Khuruthang Middle Secondary School is a co-educational UNESCO Associated School near Khuruthang, a town 4 km south of Punakha Dzong in the Punakha District of Bhutan. It was founded in 1996, and by 2015 it had become the largest school in Punakha district, with 1109 students.

==Site==
The school is located on the top of a spur, about 200 m north of Khuruthang town. The site is next to the Punakha–Thimphu Highway and overlooks the Puna Tsang Chu river. Before the school was built, the dry ground of the spur was covered with cactus foliage around the remains of derelict houses.

==History==
Building work started in 1994, sponsored by the World Bank under the Primary Education Project, creating a campus with over a dozen buildings connected by concrete footpaths. These include sixteen classrooms in the four academic blocks, a library/laboratory building, multipurpose hall and an administrative block. The school caters for boarders, with two hostels for girls and one for boys, as well as accommodation for the principal and the caretaker.

The school was consecrated on 26–27 March 1996 by the Venerable Lopen Tse of Punakha Dratshang and opened under the principal Mr. Lekey Tshering, who remained until 2004. The school's Foundation Day was on 16 November 1996, with many guests and parents present.

==Developments and achievements==
Since 1996, the school has developed and the dry, dusty campus has been transformed by strategic planting of trees and gardens, significantly improving the stability and beauty of the living environment.

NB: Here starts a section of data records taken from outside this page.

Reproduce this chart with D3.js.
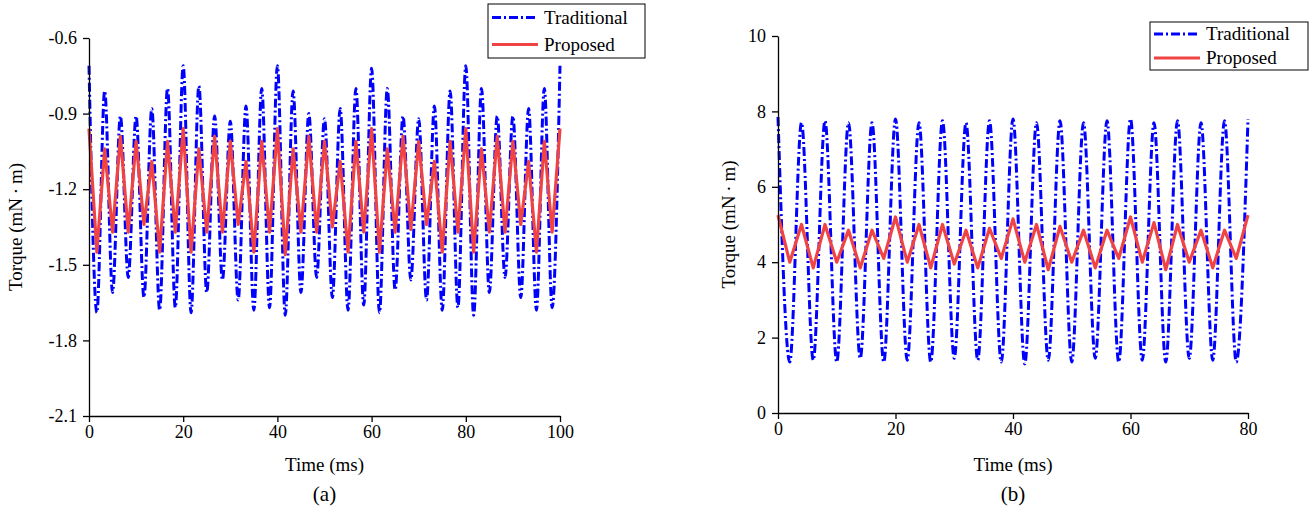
<!DOCTYPE html>
<html lang="en">
<head>
<meta charset="UTF-8">
<title>Torque comparison</title>
<style>
    body { margin: 0; background: #fff; }
    .axis text { font-family: "Liberation Serif", serif; font-size: 18px; fill: #000; }
    .axis path, .axis line { stroke: #000; stroke-width: 1.3; fill: none; }
    .lbl { font-family: "Liberation Serif", serif; font-size: 19px; fill: #000; }
</style>
<script src="https://cdn.jsdelivr.net/npm/d3@7"></script>
</head>
<body>
<svg id="chart" width="1312" height="516"></svg>
<script>
    // ---- panel (a): extremes every 1/6 of 10 ms, alternating peak / trough
    var timeA = [0,1.67,3.33,5,6.67,8.33,10,11.67,13.33,15,16.67,18.33,
        20,21.67,23.33,25,26.67,28.33,30,31.67,33.33,35,36.67,38.33,
        40,41.67,43.33,45,46.67,48.33,50,51.67,53.33,55,56.67,58.33,
        60,61.67,63.33,65,66.67,68.33,70,71.67,73.33,75,76.67,78.33,
        80,81.67,83.33,85,86.67,88.33,90,91.67,93.33,95,96.67,98.33,100];
    var tradA = [-0.71,-1.69,-0.81,-1.61,-0.91,-1.55,-0.91,-1.63,-0.88,-1.68,-0.80,-1.67,
        -0.71,-1.69,-0.79,-1.61,-0.91,-1.56,-0.93,-1.64,-0.87,-1.68,-0.80,-1.67,
        -0.71,-1.70,-0.81,-1.61,-0.90,-1.55,-0.92,-1.63,-0.88,-1.68,-0.80,-1.66,
        -0.72,-1.69,-0.80,-1.60,-0.91,-1.56,-0.92,-1.64,-0.87,-1.68,-0.81,-1.67,
        -0.71,-1.70,-0.80,-1.61,-0.91,-1.55,-0.91,-1.63,-0.88,-1.68,-0.80,-1.67,-0.71];
    var propA = [-0.96,-1.45,-1.04,-1.37,-0.99,-1.37,-1.01,-1.34,-1.09,-1.45,-1.01,-1.37,
        -0.96,-1.45,-1.04,-1.37,-0.99,-1.37,-1.01,-1.34,-1.09,-1.45,-1.01,-1.37,
        -0.96,-1.46,-1.04,-1.37,-0.99,-1.37,-1.01,-1.35,-1.09,-1.45,-1.01,-1.37,
        -0.96,-1.45,-1.04,-1.37,-0.99,-1.36,-1.01,-1.34,-1.09,-1.45,-1.01,-1.37,
        -0.96,-1.45,-1.04,-1.37,-0.99,-1.37,-1.01,-1.34,-1.09,-1.45,-1.01,-1.37,-0.96];
    var yTicksA = [-2.1,-1.8,-1.5,-1.2,-0.9,-0.6];
    var xTicksA = [0,20,40,60,80,100];

    // ---- panel (b): extremes every 2 ms
    var timeB = [0,2,4,6,8,10,12,14,16,18,20,22,24,26,28,30,32,34,36,38,40,
        42,44,46,48,50,52,54,56,58,60,62,64,66,68,70,72,74,76,78,80];
    var tradB = [7.85,1.35,7.7,1.4,7.75,1.35,7.7,1.45,7.7,1.35,7.8,1.4,7.7,1.35,7.75,1.45,7.7,1.4,7.75,1.35,7.8,
        1.3,7.7,1.4,7.75,1.35,7.7,1.45,7.75,1.35,7.8,1.4,7.7,1.35,7.75,1.45,7.7,1.4,7.75,1.35,7.8];
    var propB = [5.25,4.0,5.0,3.85,5.0,4.0,4.85,3.85,4.85,4.1,5.2,4.0,5.0,3.85,5.0,3.95,4.85,3.85,4.9,4.1,5.15,
        4.0,5.0,3.8,4.95,4.0,4.85,3.85,4.85,4.1,5.2,4.0,5.05,3.8,5.0,4.0,4.85,3.85,4.85,4.1,5.25];
    var yTicksB = [0,2,4,6,8,10];
    var xTicksB = [0,20,40,60,80];

    var svg = d3.select("#chart");
    var hyphen = d3.formatLocale({ decimal: ".", thousands: ",", grouping: [3], currency: ["", ""], minus: "-" });

    function panel(o) {
        var x = d3.scaleLinear().domain(o.xd).range([o.left, o.right]);
        var y = d3.scaleLinear().domain(o.yd).range([o.bottom, o.top]);
        var g = svg.append("g");

        var line = function (vals, curve) {
            return d3.line().curve(curve)
                .x(function (d, i) { return x(o.t[i]); })
                .y(function (d) { return y(d); })(vals);
        };
        g.append("path").attr("d", line(o.trad, d3.curveMonotoneX))
            .attr("fill", "none").attr("stroke", "#0000ff").attr("stroke-width", 3)
            .attr("stroke-dasharray", "9,3,2,3");
        g.append("path").attr("d", line(o.prop, d3.curveLinear))
            .attr("fill", "none").attr("stroke", "#f04444").attr("stroke-width", 3.2)
            .attr("stroke-linejoin", "round");

        g.append("g").attr("class", "axis").attr("transform", "translate(0," + o.bottom + ")")
            .call(d3.axisBottom(x).tickValues(o.xt).tickSize(6).tickPadding(3).tickSizeOuter(0));
        g.append("g").attr("class", "axis").attr("transform", "translate(" + o.left + ",0)")
            .call(d3.axisLeft(y).tickValues(o.yt).tickSize(6).tickPadding(6).tickSizeOuter(0)
                .tickFormat(o.fmt));

        var cx = (o.left + o.right) / 2;
        g.append("text").attr("class", "lbl").attr("x", cx).attr("y", 471)
            .attr("text-anchor", "middle").text("Time (ms)");
        g.append("text").attr("class", "lbl").attr("x", cx).attr("y", 501)
            .attr("text-anchor", "middle").style("font-size", "21px").text(o.tag);
        g.append("text").attr("class", "lbl")
            .attr("transform", "translate(" + o.ylx + "," + ((o.top + o.bottom) / 2) + ") rotate(-90)")
            .attr("text-anchor", "middle").text("Torque (mN\u2009\u00b7\u2009m)");

        // legend
        var lg = g.append("g").attr("transform", "translate(" + o.lg[0] + "," + o.lg[1] + ")");
        lg.append("rect").attr("width", o.lg[2]).attr("height", o.lg[3])
            .attr("fill", "#fff").attr("stroke", "#000").attr("stroke-width", 1);
        var rowH = o.lg[3] / 2;
        lg.append("line").attr("x1", 4).attr("x2", 50).attr("y1", rowH * 0.5).attr("y2", rowH * 0.5)
            .attr("stroke", "#0000ff").attr("stroke-width", 3).attr("stroke-dasharray", "9,3,2,3");
        lg.append("line").attr("x1", 4).attr("x2", 50).attr("y1", rowH * 1.5).attr("y2", rowH * 1.5)
            .attr("stroke", "#f04444").attr("stroke-width", 3.2);
        lg.append("text").attr("class", "lbl").attr("x", 56).attr("y", rowH * 0.5 + 6).text("Traditional");
        lg.append("text").attr("class", "lbl").attr("x", 56).attr("y", rowH * 1.5 + 6).text("Proposed");
    }

    panel({ left: 89, right: 560, top: 38, bottom: 416, xd: [0, 100], yd: [-2.1, -0.6],
        t: timeA, trad: tradA, prop: propA, xt: xTicksA, yt: yTicksA, fmt: hyphen.format(".1f"),
        tag: "(a)", ylx: 22, lg: [488, 4, 157, 54] });
    panel({ left: 778, right: 1248, top: 36, bottom: 413, xd: [0, 80], yd: [0, 10],
        t: timeB, trad: tradB, prop: propB, xt: xTicksB, yt: yTicksB, fmt: d3.format("d"),
        tag: "(b)", ylx: 735, lg: [1150, 22, 158, 48] });
</script>
</body>
</html>
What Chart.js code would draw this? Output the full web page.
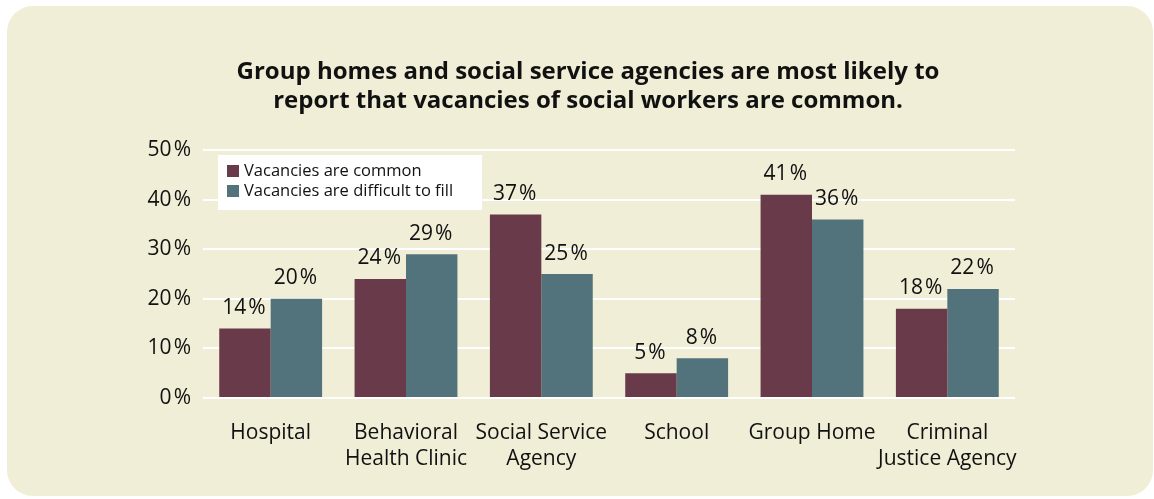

In 2002, Ugyen Academy opened on an adjacent site, between Khuruthang Middle Secondary School and Khuruthang town.

In 2004, Mrs. Haki Wanmo took over from Mr. Lekey Tshering as principal. In 2006, the 6th National School Games took place in the Punakha valley at three schools: Khuruthang Middle Secondary School, Ugyen Academy and Punakha Higher Secondary School, with 764 students taking part from about 140 schools.

In 2008 the school became a UNESCO Associated School and has an active UNESCO club.
The school was rated in the top ten primary schools in Bhutan in 2009. In 2010 the Bhutan Ministry of Education introduced a Performance Management System to rank schools, and Khuruthang Middle Secondary School was placed fourth in the list of top primary schools.

In 2014 the school was selected as one of the six pilot schools in Bhutan's innovative iSchool Project, an initiative to use high speed internet and video conferencing to enable top quality teachers to teach pupils on many sites simultaneously. The technology includes interactive question-and-answer facilities, plus downloadable recordings held in an archive at a data centre in DrukNet for students who miss any of the lessons.